Main content area

A soil moisture estimation framework based on the CART algorithm and its application in China

Han, Jiaqi, Mao, Kebiao, Xu, Tongren, Guo, Jingpeng, Zuo, Zhiyuan, Gao, Chunyu
Journal of hydrology 2018 v.563 pp. 65-75
algorithms, artificial intelligence, correlation, data collection, drought, drying, humid zones, models, prediction, regression analysis, semiarid zones, soil properties, soil water, summer, temperature, vegetation, China
Soil moisture is an important parameter associated with the land-atmosphere interface and is highly influenced by multiple factors. Previous studies have provided an effective mechanism for accurately estimating soil moisture by building a global estimation model that comprehensively integrates multiple factors at a local scale. However, a global model is inefficient for accurately estimating soil moisture at a large or even global scale because of the complex surface features that make it difficult to fit data globally. Furthermore, inconsistencies in the spatial integrity between multisource data and the mismatch between the training space and application space decrease the generalizability of the model, which may lead to unreasonable soil moisture values in certain areas. This study proposes a “pyramid” framework that integrates multiple factors from different sources using the classification and regression tree (CART) algorithm, a machine learning method, to estimate soil moisture at a high spatial resolution (1 km).

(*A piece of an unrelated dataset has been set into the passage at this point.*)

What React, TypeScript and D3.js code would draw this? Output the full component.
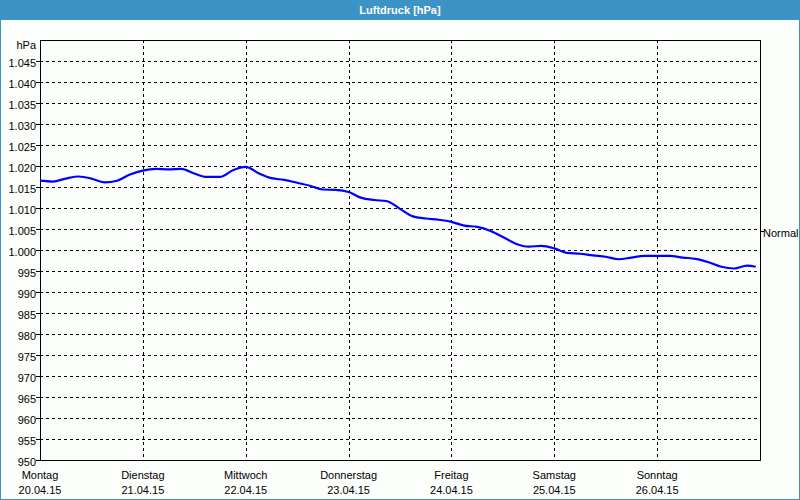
import React, { useEffect, useRef } from 'react';
import * as d3 from 'd3';

// hours since Mon 20.04.15 00:00
const hours = [
  0, 3, 6, 9, 12, 15, 18, 21, 24, 27, 30, 33, 36, 39, 42, 45, 48, 51, 54, 57,
  60, 63, 66, 69, 72, 75, 78, 81, 84, 87, 90, 93, 96, 99, 102, 105, 108, 111,
  114, 117, 120, 123, 126, 129, 132, 135, 138, 141, 144, 147, 150, 153, 156,
  159, 162, 165, 167,
];
const pressure = [
  1016.5, 1016.3, 1017.0, 1017.5, 1017.0, 1016.1, 1016.5, 1018.0, 1018.9, 1019.3,
  1019.2, 1019.3, 1018.2, 1017.4, 1017.4, 1019.0, 1019.8, 1018.3, 1017.1, 1016.7,
  1016.0, 1015.3, 1014.4, 1014.3, 1013.8, 1012.4, 1011.9, 1011.6, 1009.8, 1008.0,
  1007.5, 1007.2, 1006.7, 1005.8, 1005.5, 1004.6, 1003.1, 1001.5, 1000.8, 1001.0,
  1000.4, 999.3, 999.1, 998.7, 998.4, 997.8, 998.2, 998.6, 998.6, 998.6,
  998.2, 997.9, 997.1, 996.0, 995.6, 996.3, 996.0,
];
const dayNames = ['Montag', 'Dienstag', 'Mittwoch', 'Donnerstag', 'Freitag', 'Samstag', 'Sonntag'];
const yTicks = d3.range(950, 1050, 5);
const normalValue = 1004.5;
const title = 'Luftdruck [hPa]';

const W = 800;
const H = 500;
const FONT = '"Liberation Sans", Arial, sans-serif';

const App: React.FC = () => {
  const svgRef = useRef<SVGSVGElement>(null);

  useEffect(() => {
    document.body.style.margin = '0';
    if (!svgRef.current) return;
    const svg = d3.select(svgRef.current);
    svg.selectAll('*').remove();

    const margin = { top: 40, right: 40, bottom: 40, left: 40 };
    const start = new Date(2015, 3, 20);
    const end = new Date(2015, 3, 27);

    const x = d3.scaleTime().domain([start, end]).range([margin.left, W - margin.right]);
    const y = d3.scaleLinear().domain([950, 1050]).range([H - margin.bottom, margin.top]);

    const de = d3.formatLocale({ decimal: ',', thousands: '.', grouping: [3], currency: ['', '€'] });
    const fmt = de.format(',d');

    // window frame
    svg.append('rect').attr('x', 0).attr('y', 0).attr('width', W).attr('height', H).attr('fill', '#3d93c5');
    svg.append('rect').attr('x', 1).attr('y', 20).attr('width', W - 2).attr('height', H - 21).attr('fill', '#fcfefc');

    svg.append('text')
      .attr('x', W / 2).attr('y', 14)
      .attr('text-anchor', 'middle')
      .style('font-family', FONT).style('font-size', '11px').style('font-weight', 'bold')
      .attr('fill', '#fff')
      .text(title);

    // horizontal grid
    svg.append('g').selectAll('line')
      .data(yTicks.slice(1))
      .enter().append('line')
      .attr('x1', margin.left).attr('x2', W - margin.right)
      .attr('y1', d => Math.round(y(d)) + 0.5).attr('y2', d => Math.round(y(d)) + 0.5)
      .attr('stroke', '#000').attr('stroke-dasharray', '3,3');

    // vertical grid
    const days = d3.timeDay.range(start, end);
    svg.append('g').selectAll('line')
      .data(days.slice(1))
      .enter().append('line')
      .attr('x1', d => Math.round(x(d)) + 0.5).attr('x2', d => Math.round(x(d)) + 0.5)
      .attr('y1', margin.top).attr('y2', H - margin.bottom)
      .attr('stroke', '#000').attr('stroke-dasharray', '3,3');

    // y ticks and labels
    const yAxis = svg.append('g');
    yAxis.selectAll('line')
      .data(yTicks)
      .enter().append('line')
      .attr('x1', margin.left - 4).attr('x2', margin.left)
      .attr('y1', d => Math.round(y(d)) + 0.5).attr('y2', d => Math.round(y(d)) + 0.5)
      .attr('stroke', '#000');
    yAxis.selectAll('text')
      .data(yTicks)
      .enter().append('text')
      .attr('x', margin.left - 4)
      .attr('y', d => y(d) + 6)
      .attr('text-anchor', 'end')
      .style('font-family', FONT).style('font-size', '11px')
      .attr('fill', '#000')
      .text(d => fmt(d));
    svg.append('text')
      .attr('x', margin.left - 4).attr('y', margin.top + 9)
      .attr('text-anchor', 'end')
      .style('font-family', FONT).style('font-size', '11px')
      .text('hPa');

    // x labels
    const xLab = svg.append('g').selectAll('g')
      .data(days)
      .enter().append('g')
      .attr('transform', d => `translate(${x(d)},0)`);
    xLab.append('text')
      .attr('y', 479).attr('text-anchor', 'middle')
      .style('font-family', FONT).style('font-size', '11px')
      .text((_d, i) => dayNames[i]);
    xLab.append('text')
      .attr('y', 494).attr('text-anchor', 'middle')
      .style('font-family', FONT).style('font-size', '11px')
      .text(d => d3.timeFormat('%d.%m.%y')(d));

    // normal marker
    svg.append('line')
      .attr('x1', W - margin.right).attr('x2', W - margin.right + 4)
      .attr('y1', Math.round(y(normalValue)) + 0.5).attr('y2', Math.round(y(normalValue)) + 0.5)
      .attr('stroke', '#000');
    svg.append('text')
      .attr('x', W - margin.right + 3).attr('y', y(normalValue) + 6)
      .style('font-family', FONT).style('font-size', '11px')
      .attr('fill', '#000')
      .text('Normal');

    // plot border
    svg.append('rect')
      .attr('x', margin.left + 0.5).attr('y', margin.top + 0.5)
      .attr('width', W - margin.left - margin.right).attr('height', H - margin.top - margin.bottom)
      .attr('fill', 'none').attr('stroke', '#000');

    // pressure line
    const data = hours.map((h, i) => ({ t: d3.timeHour.offset(start, h), v: pressure[i] }));
    const line = d3.line<{ t: Date; v: number }>()
      .x(d => x(d.t))
      .y(d => y(d.v))
      .curve(d3.curveMonotoneX);
    svg.append('path')
      .datum(data)
      .attr('d', line)
      .attr('fill', 'none')
      .attr('stroke', '#0000ff')
      .attr('stroke-width', 2.2);
  }, []);

  return (
    <svg
      ref={svgRef}
      width={W}
      height={H}
      style={{ position: 'absolute', left: 0, top: 0, display: 'block' }}
    />
  );
};

export default App;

The framework considers soil moisture as a response variable and several factors, such as precipitation, soil properties, and temperature, as explanatory variables. The framework uses piecewise fitting instead of global fitting and avoids the generation of unreasonable values. A k-fold cross-validation approach using “hold-out” years was used to assess the performance of the soil moisture estimation framework for the summer period. The results show that the performance of the framework was relatively stable during the study period with low variabilities in the r values (1 STD < 0.06) and error measures (1 STD < 0.05). The results predicted based on the framework are more accurate than the temperature vegetation drought index (TVDI) results. The correlation coefficients between the TVDI and soil moisture observations in June, July and August were 0.49, 0.29 and 0.49, respectively, whereas those between the predictions and observations were 0.70, 0.68 and 0.69, respectively, which reflected increases of 0.21, 0.39 and 0.20, respectively. The spatiotemporal analysis of summer soil moisture from 2000 to 2014 exhibited a significant wetting trend; the spatial patterns were characterized by wetting trends over arid and humid regions and drying trends over semi-arid regions. The results indicate that the “pyramid” framework can provide a soil moisture dataset with reasonable accuracy and high spatial resolution.